** WHAT NEEDS TO BE DONE **
Each line of the listing must be transcribed exactly, except for the images, which should be excluded.

** DATASET CONTENT **
◆ ◆ ◆ ◆ ◆ ◆ ◆
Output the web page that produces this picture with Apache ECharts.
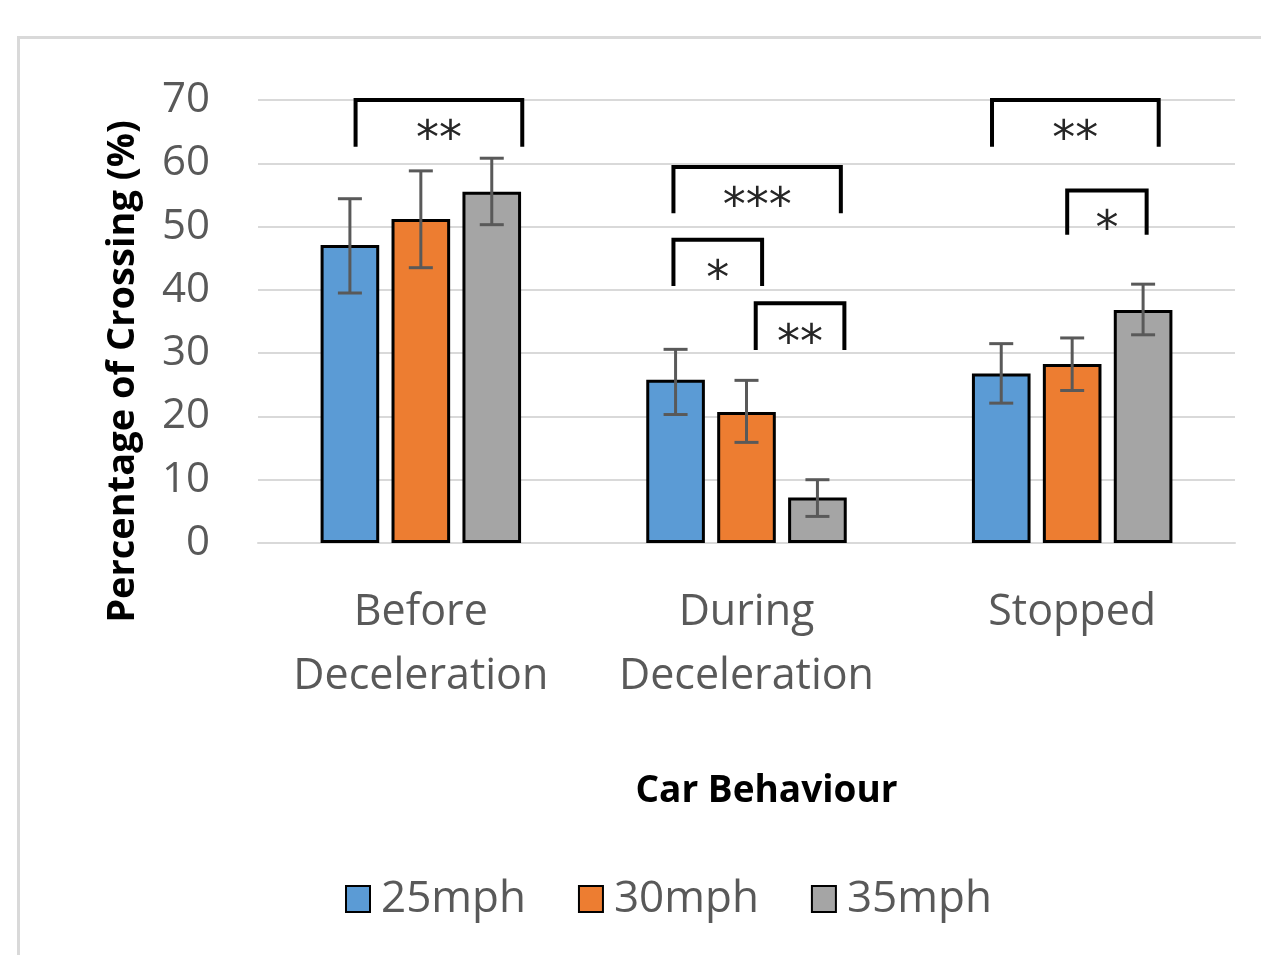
<!DOCTYPE html>
<html>
    <head>
        <meta charset="utf-8">
        <script src="https://cdn.jsdelivr.net/npm/echarts@6/dist/echarts.min.js"></script>
        <style>
            html, body { margin: 0; padding: 0; background: #fff; }
            #main { width: 1261px; height: 955px; }
        </style>
    </head>
    <body>
        <div id="main"></div>
        <script>
            var categories = ['Before\nDeceleration', 'During\nDeceleration', 'Stopped'];
            var seriesNames = ['25mph', '30mph', '35mph'];

            var mph25 = [47.1, 25.8, 26.8];
            var mph30 = [51.2, 20.7, 28.3];
            var mph35 = [55.5, 7.2, 36.8];

            // error bar ends (low, high)
            var low25 = [39.5, 20.3, 22.1];
            var high25 = [54.4, 30.6, 31.5];
            var low30 = [43.5, 15.9, 24.1];
            var high30 = [58.8, 25.7, 32.4];
            var low35 = [50.3, 4.2, 32.9];
            var high35 = [60.8, 10.0, 40.9];

            // significance brackets: category, top value, end value, label
            var bracketCat = [0, 1, 1, 1, 2, 2];
            var bracketTop = [70, 59.4, 47.9, 37.9, 70, 55.7];
            var bracketEnd = [62.6, 52.1, 40.6, 30.5, 62.6, 48.7];
            var bracketLabel = ['**', '***', '*', '**', '**', '*'];
            // horizontal span in bar slots (0 = first bar centre, 2 = last)
            var bracketFrom = [0.08, -0.03, -0.03, 1.13, -0.13, 0.93];
            var bracketTo = [2.43, 2.33, 1.22, 2.38, 2.22, 2.05];

            var colors = ['#5B9BD5', '#ED7D31', '#A5A5A5'];
            var BAR_W = 0.18;
            var BAR_GAP = 0.21;

            var values = [mph25, mph30, mph35];
            var lows = [low25, low30, low35];
            var highs = [high25, high30, high35];

            var errData = [];
            for (var s = 0; s < 3; s++) {
                for (var c = 0; c < categories.length; c++) {
                    errData.push([c, s, lows[s][c], highs[s][c]]);
                }
            }
            var bracketData = [];
            for (var i = 0; i < bracketCat.length; i++) {
                bracketData.push([bracketCat[i], bracketFrom[i], bracketTo[i], bracketTop[i], bracketEnd[i]]);
            }

            function slotStep(api) {
                var band = api.size([1, 0])[0];
                return band * BAR_W * (1 + BAR_GAP);
            }

            var series = [];
            for (var k = 0; k < 3; k++) {
                series.push({
                    name: seriesNames[k],
                    type: 'bar',
                    barWidth: (BAR_W * 100) + '%',
                    barGap: (BAR_GAP * 100) + '%',
                    itemStyle: {color: colors[k], borderColor: '#000', borderWidth: 3},
                    data: values[k]
                });
            }

            series.push({
                type: 'custom',
                z: 5,
                data: errData,
                encode: {x: 0, y: [2, 3]},
                renderItem: function (params, api) {
                    var step = slotStep(api);
                    var lo = api.coord([api.value(0), api.value(2)]);
                    var hi = api.coord([api.value(0), api.value(3)]);
                    var x = lo[0] + (api.value(1) - 1) * step;
                    var cap = 12;
                    var st = {stroke: '#595959', lineWidth: 3};
                    return {
                        type: 'group',
                        children: [
                            {type: 'line', shape: {x1: x, y1: lo[1], x2: x, y2: hi[1]}, style: st},
                            {type: 'line', shape: {x1: x - cap, y1: lo[1], x2: x + cap, y2: lo[1]}, style: st},
                            {type: 'line', shape: {x1: x - cap, y1: hi[1], x2: x + cap, y2: hi[1]}, style: st}
                        ]
                    };
                }
            });

            series.push({
                type: 'custom',
                z: 6,
                data: bracketData,
                encode: {x: 0, y: [3, 4]},
                renderItem: function (params, api) {
                    var step = slotStep(api);
                    var top = api.coord([api.value(0), api.value(3)]);
                    var end = api.coord([api.value(0), api.value(4)]);
                    var x0 = top[0] + (api.value(1) - 1) * step;
                    var x1 = top[0] + (api.value(2) - 1) * step;
                    return {
                        type: 'group',
                        children: [{
                            type: 'polyline',
                            shape: {points: [[x0, end[1]], [x0, top[1]], [x1, top[1]], [x1, end[1]]]},
                            style: {stroke: '#000', lineWidth: 4, fill: null}
                        }, {
                            type: 'text',
                            style: {
                                text: bracketLabel[params.dataIndex],
                                x: (x0 + x1) / 2,
                                y: (top[1] + end[1]) / 2 + 18,
                                align: 'center',
                                verticalAlign: 'middle',
                                fill: '#262626',
                                font: '46px "DejaVu Sans"'
                            }
                        }]
                    };
                }
            });

            var chart = echarts.init(document.getElementById('main'));
            chart.setOption({
                animation: false,
                backgroundColor: '#fff',
                textStyle: {fontFamily: '"Open Sans"'},
                graphic: [{
                    type: 'rect',
                    shape: {x: 18.5, y: 37.5, width: 1400, height: 1100},
                    style: {stroke: '#d9d9d9', lineWidth: 3, fill: null}
                }],
                grid: {
                    left: 258,
                    right: 26,
                    top: 100,
                    bottom: 412,
                    containLabel: false,
                    outerBoundsMode: 'none'
                },
                legend: {
                    data: seriesNames,
                    left: 340,
                    top: 872,
                    icon: 'rect',
                    itemWidth: 24,
                    itemHeight: 26,
                    itemGap: 52,
                    textStyle: {fontSize: 44, color: '#595959', fontFamily: '"Open Sans"', padding: [0, 0, 0, 6]}
                },
                xAxis: {
                    type: 'category',
                    data: categories,
                    name: 'Car Behaviour',
                    nameLocation: 'middle',
                    nameGap: 230,
                    nameTextStyle: {
                        fontSize: 37,
                        fontWeight: 'bold',
                        color: '#000',
                        fontFamily: '"Open Sans"',
                        padding: [0, 0, 0, 40]
                    },
                    axisLine: {lineStyle: {color: '#d9d9d9', width: 2}},
                    axisTick: {show: false},
                    axisLabel: {
                        interval: 0,
                        hideOverlap: false,
                        fontSize: 43,
                        lineHeight: 64,
                        color: '#595959',
                        margin: 38,
                        fontFamily: '"Open Sans"'
                    }
                },
                yAxis: {
                    type: 'value',
                    min: 0,
                    max: 70,
                    interval: 10,
                    name: 'Percentage of Crossing (%)',
                    nameLocation: 'middle',
                    nameGap: 116,
                    nameTextStyle: {
                        fontSize: 38,
                        fontWeight: 'bold',
                        color: '#000',
                        fontFamily: '"Open Sans"',
                        padding: [0, 100, 0, 0]
                    },
                    axisLine: {show: false},
                    axisTick: {show: false},
                    splitLine: {lineStyle: {color: '#d9d9d9', width: 2}},
                    axisLabel: {fontSize: 42, color: '#595959', margin: 48, fontFamily: '"Open Sans"'}
                },
                series: series
            });
        </script>
    </body>
</html>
◆ ◆ ◆ ◆ ◆ ◆ ◆
** RESULT OF THIS TASK **
Output the web page that produces this picture with Apache ECharts.
<!DOCTYPE html>
<html>
    <head>
        <meta charset="utf-8">
        <script src="https://cdn.jsdelivr.net/npm/echarts@6/dist/echarts.min.js"></script>
        <style>
            html, body { margin: 0; padding: 0; background: #fff; }
            #main { width: 1261px; height: 955px; }
        </style>
    </head>
    <body>
        <div id="main"></div>
        <script>
            var categories = ['Before\nDeceleration', 'During\nDeceleration', 'Stopped'];
            var seriesNames = ['25mph', '30mph', '35mph'];

            var mph25 = [47.1, 25.8, 26.8];
            var mph30 = [51.2, 20.7, 28.3];
            var mph35 = [55.5, 7.2, 36.8];

            // error bar ends (low, high)
            var low25 = [39.5, 20.3, 22.1];
            var high25 = [54.4, 30.6, 31.5];
            var low30 = [43.5, 15.9, 24.1];
            var high30 = [58.8, 25.7, 32.4];
            var low35 = [50.3, 4.2, 32.9];
            var high35 = [60.8, 10.0, 40.9];

            // significance brackets: category, top value, end value, label
            var bracketCat = [0, 1, 1, 1, 2, 2];
            var bracketTop = [70, 59.4, 47.9, 37.9, 70, 55.7];
            var bracketEnd = [62.6, 52.1, 40.6, 30.5, 62.6, 48.7];
            var bracketLabel = ['**', '***', '*', '**', '**', '*'];
            // horizontal span in bar slots (0 = first bar centre, 2 = last)
            var bracketFrom = [0.08, -0.03, -0.03, 1.13, -0.13, 0.93];
            var bracketTo = [2.43, 2.33, 1.22, 2.38, 2.22, 2.05];

            var colors = ['#5B9BD5', '#ED7D31', '#A5A5A5'];
            var BAR_W = 0.18;
            var BAR_GAP = 0.21;

            var values = [mph25, mph30, mph35];
            var lows = [low25, low30, low35];
            var highs = [high25, high30, high35];

            var errData = [];
            for (var s = 0; s < 3; s++) {
                for (var c = 0; c < categories.length; c++) {
                    errData.push([c, s, lows[s][c], highs[s][c]]);
                }
            }
            var bracketData = [];
            for (var i = 0; i < bracketCat.length; i++) {
                bracketData.push([bracketCat[i], bracketFrom[i], bracketTo[i], bracketTop[i], bracketEnd[i]]);
            }

            function slotStep(api) {
                var band = api.size([1, 0])[0];
                return band * BAR_W * (1 + BAR_GAP);
            }

            var series = [];
            for (var k = 0; k < 3; k++) {
                series.push({
                    name: seriesNames[k],
                    type: 'bar',
                    barWidth: (BAR_W * 100) + '%',
                    barGap: (BAR_GAP * 100) + '%',
                    itemStyle: {color: colors[k], borderColor: '#000', borderWidth: 3},
                    data: values[k]
                });
            }

            series.push({
                type: 'custom',
                z: 5,
                data: errData,
                encode: {x: 0, y: [2, 3]},
                renderItem: function (params, api) {
                    var step = slotStep(api);
                    var lo = api.coord([api.value(0), api.value(2)]);
                    var hi = api.coord([api.value(0), api.value(3)]);
                    var x = lo[0] + (api.value(1) - 1) * step;
                    var cap = 12;
                    var st = {stroke: '#595959', lineWidth: 3};
                    return {
                        type: 'group',
                        children: [
                            {type: 'line', shape: {x1: x, y1: lo[1], x2: x, y2: hi[1]}, style: st},
                            {type: 'line', shape: {x1: x - cap, y1: lo[1], x2: x + cap, y2: lo[1]}, style: st},
                            {type: 'line', shape: {x1: x - cap, y1: hi[1], x2: x + cap, y2: hi[1]}, style: st}
                        ]
                    };
                }
            });

            series.push({
                type: 'custom',
                z: 6,
                data: bracketData,
                encode: {x: 0, y: [3, 4]},
                renderItem: function (params, api) {
                    var step = slotStep(api);
                    var top = api.coord([api.value(0), api.value(3)]);
                    var end = api.coord([api.value(0), api.value(4)]);
                    var x0 = top[0] + (api.value(1) - 1) * step;
                    var x1 = top[0] + (api.value(2) - 1) * step;
                    return {
                        type: 'group',
                        children: [{
                            type: 'polyline',
                            shape: {points: [[x0, end[1]], [x0, top[1]], [x1, top[1]], [x1, end[1]]]},
                            style: {stroke: '#000', lineWidth: 4, fill: null}
                        }, {
                            type: 'text',
                            style: {
                                text: bracketLabel[params.dataIndex],
                                x: (x0 + x1) / 2,
                                y: (top[1] + end[1]) / 2 + 18,
                                align: 'center',
                                verticalAlign: 'middle',
                                fill: '#262626',
                                font: '46px "DejaVu Sans"'
                            }
                        }]
                    };
                }
            });

            var chart = echarts.init(document.getElementById('main'));
            chart.setOption({
                animation: false,
                backgroundColor: '#fff',
                textStyle: {fontFamily: '"Open Sans"'},
                graphic: [{
                    type: 'rect',
                    shape: {x: 18.5, y: 37.5, width: 1400, height: 1100},
                    style: {stroke: '#d9d9d9', lineWidth: 3, fill: null}
                }],
                grid: {
                    left: 258,
                    right: 26,
                    top: 100,
                    bottom: 412,
                    containLabel: false,
                    outerBoundsMode: 'none'
                },
                legend: {
                    data: seriesNames,
                    left: 340,
                    top: 872,
                    icon: 'rect',
                    itemWidth: 24,
                    itemHeight: 26,
                    itemGap: 52,
                    textStyle: {fontSize: 44, color: '#595959', fontFamily: '"Open Sans"', padding: [0, 0, 0, 6]}
                },
                xAxis: {
                    type: 'category',
                    data: categories,
                    name: 'Car Behaviour',
                    nameLocation: 'middle',
                    nameGap: 230,
                    nameTextStyle: {
                        fontSize: 37,
                        fontWeight: 'bold',
                        color: '#000',
                        fontFamily: '"Open Sans"',
                        padding: [0, 0, 0, 40]
                    },
                    axisLine: {lineStyle: {color: '#d9d9d9', width: 2}},
                    axisTick: {show: false},
                    axisLabel: {
                        interval: 0,
                        hideOverlap: false,
                        fontSize: 43,
                        lineHeight: 64,
                        color: '#595959',
                        margin: 38,
                        fontFamily: '"Open Sans"'
                    }
                },
                yAxis: {
                    type: 'value',
                    min: 0,
                    max: 70,
                    interval: 10,
                    name: 'Percentage of Crossing (%)',
                    nameLocation: 'middle',
                    nameGap: 116,
                    nameTextStyle: {
                        fontSize: 38,
                        fontWeight: 'bold',
                        color: '#000',
                        fontFamily: '"Open Sans"',
                        padding: [0, 100, 0, 0]
                    },
                    axisLine: {show: false},
                    axisTick: {show: false},
                    splitLine: {lineStyle: {color: '#d9d9d9', width: 2}},
                    axisLabel: {fontSize: 42, color: '#595959', margin: 48, fontFamily: '"Open Sans"'}
                },
                series: series
            });
        </script>
    </body>
</html>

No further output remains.